21 October 2019

Data-frame

Data-frame via pandas is very useful format for working with dataset, its structure is two-dimensional size-mutable, potentially heterogeneous tabular data structure with labeled axes (rows and columns). The following codes create a data-frame from a dictionary.

var={"A": [1,2,0], "B": [2,3,4]}
df= pd.DataFrame(data=var,index=['A', 'Z', 'C'])

The label column can be easily changed:

raw_data = {'population': [ 1015.0, 1129.0, 333.0,  515.0],'median_income': [ 1.5, 1.8,  1.7,  3.2]}
df=pd.DataFrame(raw_data, columns = ['population', 'median_income'])

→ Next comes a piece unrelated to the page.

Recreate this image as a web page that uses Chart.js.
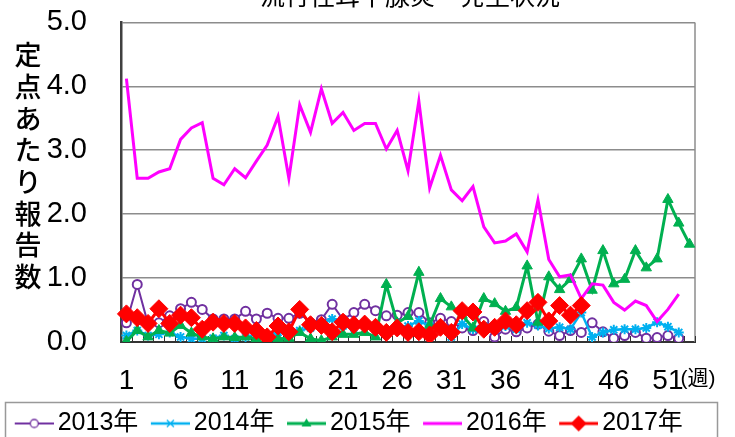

In some circumstances, it is better to consider the time of collecting data as index, the following script changes the data format to the time format and save it as index.

df = df.set_index(pd.to_datetime(['2019-04-01','2019-05-04','2019-06-01','2019-07-02']))

To create an empty data-frame, run the following

df1=pd.DataFrame(columns = ['population', 'median_income'])
df2=pd.DataFrame()

Dimension of data-frame is 2 which can be seen via .ndim, the number of rows and columns can be obtained using .shape.

df.ndim
df.shape
df.shape[0]
df.shape[1]